* Available data:

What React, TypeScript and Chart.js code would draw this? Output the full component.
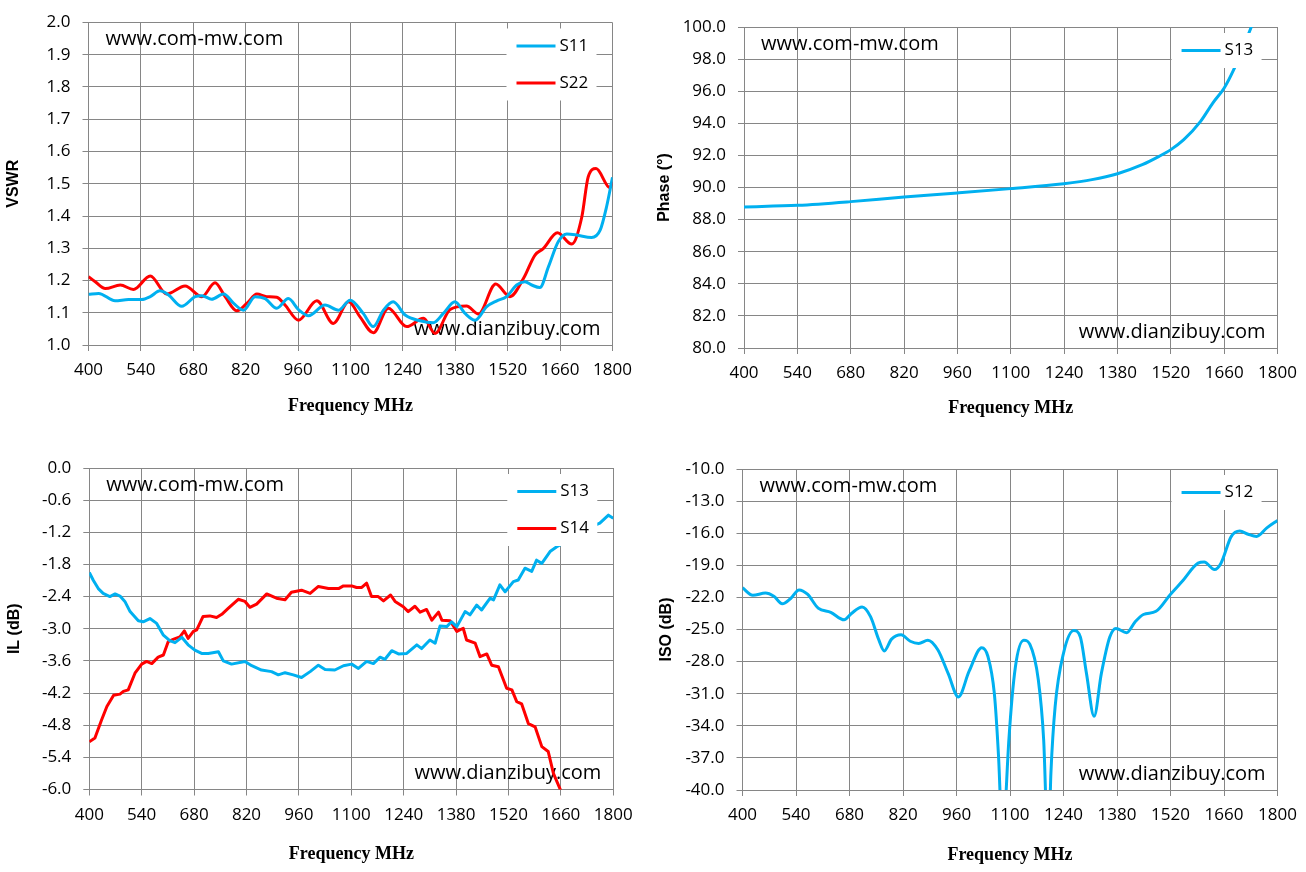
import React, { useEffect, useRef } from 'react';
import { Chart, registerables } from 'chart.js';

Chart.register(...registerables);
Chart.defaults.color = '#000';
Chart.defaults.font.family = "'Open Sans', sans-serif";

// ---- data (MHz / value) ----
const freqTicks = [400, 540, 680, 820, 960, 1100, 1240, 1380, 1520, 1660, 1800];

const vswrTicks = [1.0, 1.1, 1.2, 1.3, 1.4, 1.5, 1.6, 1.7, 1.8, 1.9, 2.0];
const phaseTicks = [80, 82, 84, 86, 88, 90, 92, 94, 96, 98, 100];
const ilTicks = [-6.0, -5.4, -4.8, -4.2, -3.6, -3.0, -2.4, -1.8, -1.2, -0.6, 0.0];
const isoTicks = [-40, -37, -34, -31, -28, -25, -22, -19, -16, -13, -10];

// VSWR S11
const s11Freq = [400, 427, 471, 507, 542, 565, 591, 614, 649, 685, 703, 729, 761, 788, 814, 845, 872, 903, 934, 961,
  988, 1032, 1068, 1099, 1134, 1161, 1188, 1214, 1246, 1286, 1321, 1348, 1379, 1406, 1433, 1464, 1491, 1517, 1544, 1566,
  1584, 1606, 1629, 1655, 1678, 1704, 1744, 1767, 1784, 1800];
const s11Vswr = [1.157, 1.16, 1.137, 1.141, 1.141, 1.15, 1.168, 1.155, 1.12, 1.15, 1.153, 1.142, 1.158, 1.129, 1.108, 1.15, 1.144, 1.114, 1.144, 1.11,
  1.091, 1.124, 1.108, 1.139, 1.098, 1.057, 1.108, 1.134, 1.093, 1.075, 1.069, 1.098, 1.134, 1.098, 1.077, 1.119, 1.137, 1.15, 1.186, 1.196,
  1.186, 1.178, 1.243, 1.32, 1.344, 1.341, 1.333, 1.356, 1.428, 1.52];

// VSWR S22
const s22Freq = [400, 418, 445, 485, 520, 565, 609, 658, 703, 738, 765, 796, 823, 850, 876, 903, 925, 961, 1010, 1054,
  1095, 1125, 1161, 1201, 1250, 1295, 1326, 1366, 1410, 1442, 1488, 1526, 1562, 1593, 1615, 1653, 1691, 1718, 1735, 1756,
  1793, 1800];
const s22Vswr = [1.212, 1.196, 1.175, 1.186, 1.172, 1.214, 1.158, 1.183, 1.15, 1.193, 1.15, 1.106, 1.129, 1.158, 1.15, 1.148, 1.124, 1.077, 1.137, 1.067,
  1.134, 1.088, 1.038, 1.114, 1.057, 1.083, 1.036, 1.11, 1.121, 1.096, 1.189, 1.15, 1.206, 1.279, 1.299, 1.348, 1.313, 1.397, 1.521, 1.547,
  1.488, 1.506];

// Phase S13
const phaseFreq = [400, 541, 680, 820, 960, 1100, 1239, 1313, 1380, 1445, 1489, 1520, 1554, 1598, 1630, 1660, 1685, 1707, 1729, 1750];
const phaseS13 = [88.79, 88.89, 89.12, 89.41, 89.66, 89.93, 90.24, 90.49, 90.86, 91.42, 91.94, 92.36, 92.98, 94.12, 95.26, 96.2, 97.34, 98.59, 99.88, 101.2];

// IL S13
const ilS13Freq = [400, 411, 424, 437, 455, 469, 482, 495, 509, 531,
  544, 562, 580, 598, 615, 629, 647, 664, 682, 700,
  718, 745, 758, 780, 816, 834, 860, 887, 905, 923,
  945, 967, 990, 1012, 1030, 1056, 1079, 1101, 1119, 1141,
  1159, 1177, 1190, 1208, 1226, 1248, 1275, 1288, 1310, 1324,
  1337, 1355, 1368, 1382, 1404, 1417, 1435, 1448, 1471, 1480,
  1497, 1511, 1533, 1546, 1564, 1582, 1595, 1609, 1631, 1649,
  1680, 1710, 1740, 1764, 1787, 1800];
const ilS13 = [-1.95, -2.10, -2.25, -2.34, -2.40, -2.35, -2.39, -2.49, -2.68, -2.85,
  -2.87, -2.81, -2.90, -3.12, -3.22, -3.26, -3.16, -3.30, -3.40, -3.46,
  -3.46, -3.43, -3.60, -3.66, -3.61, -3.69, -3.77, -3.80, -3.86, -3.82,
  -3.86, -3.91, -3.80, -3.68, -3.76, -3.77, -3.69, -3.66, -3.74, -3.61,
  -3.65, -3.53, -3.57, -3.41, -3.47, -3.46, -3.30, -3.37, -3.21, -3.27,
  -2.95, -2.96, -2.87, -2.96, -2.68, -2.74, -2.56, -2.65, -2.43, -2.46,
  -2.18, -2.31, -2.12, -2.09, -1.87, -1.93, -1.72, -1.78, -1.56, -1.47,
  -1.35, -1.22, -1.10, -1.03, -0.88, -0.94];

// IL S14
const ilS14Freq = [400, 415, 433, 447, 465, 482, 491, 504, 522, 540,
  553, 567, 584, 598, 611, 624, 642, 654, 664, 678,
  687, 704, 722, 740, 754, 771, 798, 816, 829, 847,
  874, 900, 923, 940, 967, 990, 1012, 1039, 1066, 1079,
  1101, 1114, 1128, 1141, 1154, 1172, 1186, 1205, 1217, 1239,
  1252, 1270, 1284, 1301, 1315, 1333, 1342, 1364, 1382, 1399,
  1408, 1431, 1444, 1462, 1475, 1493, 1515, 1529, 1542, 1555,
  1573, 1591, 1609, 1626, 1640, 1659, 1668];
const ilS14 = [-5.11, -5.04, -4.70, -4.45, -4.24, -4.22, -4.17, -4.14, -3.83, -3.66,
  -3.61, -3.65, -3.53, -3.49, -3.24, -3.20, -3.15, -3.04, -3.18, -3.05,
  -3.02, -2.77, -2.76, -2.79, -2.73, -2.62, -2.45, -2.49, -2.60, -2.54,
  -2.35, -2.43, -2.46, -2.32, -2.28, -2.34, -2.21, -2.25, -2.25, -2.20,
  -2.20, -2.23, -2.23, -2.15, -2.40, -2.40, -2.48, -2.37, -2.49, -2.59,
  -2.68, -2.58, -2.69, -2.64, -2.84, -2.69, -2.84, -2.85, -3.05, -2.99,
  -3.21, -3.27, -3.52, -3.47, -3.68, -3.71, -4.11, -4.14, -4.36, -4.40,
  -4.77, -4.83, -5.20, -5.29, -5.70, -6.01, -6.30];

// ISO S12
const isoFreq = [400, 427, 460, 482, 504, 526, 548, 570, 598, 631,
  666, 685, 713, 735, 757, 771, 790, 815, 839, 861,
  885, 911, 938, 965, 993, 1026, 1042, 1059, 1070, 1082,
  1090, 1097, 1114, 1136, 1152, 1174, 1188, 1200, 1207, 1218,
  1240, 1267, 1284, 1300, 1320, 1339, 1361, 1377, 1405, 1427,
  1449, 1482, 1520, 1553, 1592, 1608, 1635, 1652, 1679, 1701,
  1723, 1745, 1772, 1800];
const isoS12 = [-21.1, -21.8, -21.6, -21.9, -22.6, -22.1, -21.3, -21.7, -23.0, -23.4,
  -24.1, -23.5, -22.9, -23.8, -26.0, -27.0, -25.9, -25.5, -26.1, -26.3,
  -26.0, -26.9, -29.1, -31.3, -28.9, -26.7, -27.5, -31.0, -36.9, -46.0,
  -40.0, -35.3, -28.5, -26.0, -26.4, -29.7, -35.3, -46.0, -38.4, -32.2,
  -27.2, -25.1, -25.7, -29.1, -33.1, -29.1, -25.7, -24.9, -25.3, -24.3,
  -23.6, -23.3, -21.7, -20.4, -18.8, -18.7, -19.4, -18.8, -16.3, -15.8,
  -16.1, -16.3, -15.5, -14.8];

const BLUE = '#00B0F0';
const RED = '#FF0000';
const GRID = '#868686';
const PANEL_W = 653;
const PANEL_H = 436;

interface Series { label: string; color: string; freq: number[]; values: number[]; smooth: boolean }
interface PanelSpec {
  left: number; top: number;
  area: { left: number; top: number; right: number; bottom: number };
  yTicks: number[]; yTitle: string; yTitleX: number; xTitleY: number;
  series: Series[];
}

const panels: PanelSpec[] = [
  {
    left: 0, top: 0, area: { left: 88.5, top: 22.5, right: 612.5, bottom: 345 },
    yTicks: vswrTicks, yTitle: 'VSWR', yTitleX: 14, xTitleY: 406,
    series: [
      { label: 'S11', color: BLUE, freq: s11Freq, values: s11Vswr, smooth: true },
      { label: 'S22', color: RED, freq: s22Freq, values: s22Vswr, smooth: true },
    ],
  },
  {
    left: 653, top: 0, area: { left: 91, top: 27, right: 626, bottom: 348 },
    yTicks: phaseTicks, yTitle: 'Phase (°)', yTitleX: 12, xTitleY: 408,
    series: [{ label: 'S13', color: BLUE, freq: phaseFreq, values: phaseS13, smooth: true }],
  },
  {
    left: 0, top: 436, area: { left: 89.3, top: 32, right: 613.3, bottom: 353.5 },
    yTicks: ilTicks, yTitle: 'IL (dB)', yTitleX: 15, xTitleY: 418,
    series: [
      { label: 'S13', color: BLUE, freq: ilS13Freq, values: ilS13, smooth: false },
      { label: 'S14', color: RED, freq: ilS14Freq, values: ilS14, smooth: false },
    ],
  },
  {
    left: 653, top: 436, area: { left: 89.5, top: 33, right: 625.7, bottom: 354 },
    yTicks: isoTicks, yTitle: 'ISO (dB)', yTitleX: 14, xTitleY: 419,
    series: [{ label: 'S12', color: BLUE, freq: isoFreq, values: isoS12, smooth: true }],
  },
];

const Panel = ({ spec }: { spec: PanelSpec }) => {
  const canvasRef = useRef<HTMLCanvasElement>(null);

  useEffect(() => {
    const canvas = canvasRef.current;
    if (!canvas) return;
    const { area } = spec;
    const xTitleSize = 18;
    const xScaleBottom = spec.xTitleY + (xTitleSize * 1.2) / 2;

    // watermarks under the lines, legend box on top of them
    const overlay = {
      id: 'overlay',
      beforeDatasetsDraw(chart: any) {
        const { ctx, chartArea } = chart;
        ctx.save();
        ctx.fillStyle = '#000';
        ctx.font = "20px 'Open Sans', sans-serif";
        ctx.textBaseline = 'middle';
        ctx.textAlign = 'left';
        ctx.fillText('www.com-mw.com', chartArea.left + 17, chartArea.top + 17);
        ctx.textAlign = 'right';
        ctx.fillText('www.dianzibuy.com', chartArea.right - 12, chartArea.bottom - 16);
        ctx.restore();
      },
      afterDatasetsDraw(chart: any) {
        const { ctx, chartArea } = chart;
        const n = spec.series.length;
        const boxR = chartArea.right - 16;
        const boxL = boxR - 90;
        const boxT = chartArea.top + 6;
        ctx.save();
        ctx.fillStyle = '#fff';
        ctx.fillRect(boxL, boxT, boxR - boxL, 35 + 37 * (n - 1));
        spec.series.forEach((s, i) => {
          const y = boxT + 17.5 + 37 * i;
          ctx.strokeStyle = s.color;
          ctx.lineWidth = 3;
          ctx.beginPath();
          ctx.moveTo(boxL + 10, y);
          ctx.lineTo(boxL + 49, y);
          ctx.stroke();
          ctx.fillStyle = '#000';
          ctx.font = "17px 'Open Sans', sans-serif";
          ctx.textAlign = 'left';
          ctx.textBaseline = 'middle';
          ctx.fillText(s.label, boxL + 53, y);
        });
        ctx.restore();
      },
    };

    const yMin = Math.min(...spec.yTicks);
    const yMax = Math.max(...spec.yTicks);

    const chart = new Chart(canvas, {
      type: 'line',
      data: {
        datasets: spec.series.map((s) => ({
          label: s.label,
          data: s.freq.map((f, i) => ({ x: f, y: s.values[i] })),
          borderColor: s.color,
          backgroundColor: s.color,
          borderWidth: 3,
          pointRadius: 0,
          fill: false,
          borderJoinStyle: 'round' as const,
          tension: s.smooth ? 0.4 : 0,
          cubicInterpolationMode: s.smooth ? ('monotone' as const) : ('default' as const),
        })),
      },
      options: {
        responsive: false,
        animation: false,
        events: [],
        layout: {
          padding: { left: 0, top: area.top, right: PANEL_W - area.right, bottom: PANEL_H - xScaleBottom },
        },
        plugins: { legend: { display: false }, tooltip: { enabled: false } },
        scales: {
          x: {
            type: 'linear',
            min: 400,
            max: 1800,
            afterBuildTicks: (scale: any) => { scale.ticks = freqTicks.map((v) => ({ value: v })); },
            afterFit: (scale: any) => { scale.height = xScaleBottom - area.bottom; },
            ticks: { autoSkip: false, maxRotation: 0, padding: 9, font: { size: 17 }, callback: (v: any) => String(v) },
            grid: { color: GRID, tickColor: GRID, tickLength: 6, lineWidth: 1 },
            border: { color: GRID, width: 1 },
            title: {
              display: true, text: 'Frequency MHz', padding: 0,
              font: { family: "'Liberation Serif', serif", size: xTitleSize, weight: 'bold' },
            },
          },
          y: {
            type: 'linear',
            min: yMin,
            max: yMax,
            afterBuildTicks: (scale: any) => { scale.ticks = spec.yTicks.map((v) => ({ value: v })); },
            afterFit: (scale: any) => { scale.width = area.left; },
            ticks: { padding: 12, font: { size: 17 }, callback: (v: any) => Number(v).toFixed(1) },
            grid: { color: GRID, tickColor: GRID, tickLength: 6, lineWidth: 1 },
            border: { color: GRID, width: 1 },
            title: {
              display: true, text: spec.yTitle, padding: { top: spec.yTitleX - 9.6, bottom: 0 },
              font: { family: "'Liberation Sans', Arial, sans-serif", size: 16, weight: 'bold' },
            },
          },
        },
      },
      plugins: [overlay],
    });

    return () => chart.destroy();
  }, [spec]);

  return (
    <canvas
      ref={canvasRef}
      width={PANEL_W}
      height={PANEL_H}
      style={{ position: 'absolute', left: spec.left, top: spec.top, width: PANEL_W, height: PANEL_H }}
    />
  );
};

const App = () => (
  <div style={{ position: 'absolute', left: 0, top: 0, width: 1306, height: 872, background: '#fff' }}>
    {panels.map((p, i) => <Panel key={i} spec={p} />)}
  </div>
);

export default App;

* Work to do:
Please quote the lines of the material, beginning with the first and ending with the one that contains "-16, -13, -10];", exactly as written and without any pictures.

* Exercise output:
What React, TypeScript and Chart.js code would draw this? Output the full component.
import React, { useEffect, useRef } from 'react';
import { Chart, registerables } from 'chart.js';

Chart.register(...registerables);
Chart.defaults.color = '#000';
Chart.defaults.font.family = "'Open Sans', sans-serif";

// ---- data (MHz / value) ----
const freqTicks = [400, 540, 680, 820, 960, 1100, 1240, 1380, 1520, 1660, 1800];

const vswrTicks = [1.0, 1.1, 1.2, 1.3, 1.4, 1.5, 1.6, 1.7, 1.8, 1.9, 2.0];
const phaseTicks = [80, 82, 84, 86, 88, 90, 92, 94, 96, 98, 100];
const ilTicks = [-6.0, -5.4, -4.8, -4.2, -3.6, -3.0, -2.4, -1.8, -1.2, -0.6, 0.0];
const isoTicks = [-40, -37, -34, -31, -28, -25, -22, -19, -16, -13, -10];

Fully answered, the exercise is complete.